DATA PROVIDED
※ ※ ※

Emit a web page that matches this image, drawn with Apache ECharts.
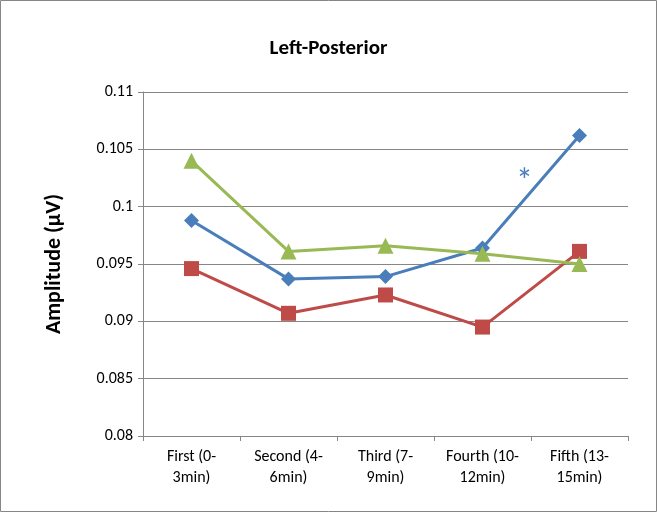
<!DOCTYPE html>
<html>
<head>
<meta charset="utf-8">
<script src="https://cdn.jsdelivr.net/npm/echarts@6/dist/echarts.min.js"></script>
<style>
html,body{margin:0;padding:0;background:#fff;}
#chart{width:657px;height:512px;}
</style>
</head>
<body>
<div id="chart"></div>
<script>
var categories=['First (0-\n3min)','Second (4-\n6min)','Third (7-\n9min)','Fourth (10-\n12min)','Fifth (13-\n15min)'];
var blueVals=[0.0988,0.0937,0.0939,0.0964,0.1062];
var redVals=[0.0946,0.0907,0.0923,0.0895,0.0961];
var greenVals=[0.1040,0.0961,0.0966,0.0959,0.0950];

var chart=echarts.init(document.getElementById('chart'));
var font='Carlito, Calibri, "Liberation Sans", sans-serif';
chart.setOption({
    animation:false,
    title:{text:'Left-Posterior',left:'center',top:33,textStyle:{fontFamily:font,fontSize:21,fontWeight:'bold',color:'#000'}},
    grid:{left:143,right:29,top:92,bottom:76},
    xAxis:{type:'category',data:categories,boundaryGap:true,
        axisLine:{lineStyle:{color:'#868686'}},axisTick:{show:true,lineStyle:{color:'#868686'}},
        axisLabel:{fontFamily:font,fontSize:16,color:'#000',lineHeight:21,margin:10}},
    yAxis:{type:'value',min:0.08,max:0.11,interval:0.005,
        name:'Amplitude (µV)',nameLocation:'middle',nameGap:78,
        nameTextStyle:{fontFamily:font,fontSize:22,fontWeight:'bold',color:'#000'},
        axisLine:{show:true,lineStyle:{color:'#868686'}},axisTick:{show:true,lineStyle:{color:'#868686'}},
        splitLine:{lineStyle:{color:'#868686'}},
        axisLabel:{fontFamily:font,fontSize:16,color:'#000',margin:10}},
    series:[
        {type:'line',data:blueVals,symbol:'diamond',symbolSize:15,lineStyle:{color:'#4a7ebb',width:3},itemStyle:{color:'#4a7ebb'}},
        {type:'line',data:redVals,symbol:'rect',symbolSize:15,lineStyle:{color:'#be4b48',width:3},itemStyle:{color:'#be4b48'}},
        {type:'line',data:greenVals,symbol:'triangle',symbolSize:16,lineStyle:{color:'#98b954',width:3},itemStyle:{color:'#98b954'}}
    ],
    graphic:[
        {type:'text',left:516,top:166,style:{text:'*',fontFamily:font,fontSize:34,fill:'#4a7ebb'}},
        {type:'rect',shape:{x:0.5,y:0.5,width:656,height:511},style:{fill:'none',stroke:'#868686',lineWidth:1}}
    ]
});
</script>
</body>
</html>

※ ※ ※

WRITTEN PROBLEM
Pictures are excluded: retype only the lines from the beginning of the listing above through the line with "var greenVals=[0.1040,0.0961,0.0966,0.0959,0.0950];", both included.

SOLUTION TO THE EXERCISE
Emit a web page that matches this image, drawn with Apache ECharts.
<!DOCTYPE html>
<html>
<head>
<meta charset="utf-8">
<script src="https://cdn.jsdelivr.net/npm/echarts@6/dist/echarts.min.js"></script>
<style>
html,body{margin:0;padding:0;background:#fff;}
#chart{width:657px;height:512px;}
</style>
</head>
<body>
<div id="chart"></div>
<script>
var categories=['First (0-\n3min)','Second (4-\n6min)','Third (7-\n9min)','Fourth (10-\n12min)','Fifth (13-\n15min)'];
var blueVals=[0.0988,0.0937,0.0939,0.0964,0.1062];
var redVals=[0.0946,0.0907,0.0923,0.0895,0.0961];
var greenVals=[0.1040,0.0961,0.0966,0.0959,0.0950];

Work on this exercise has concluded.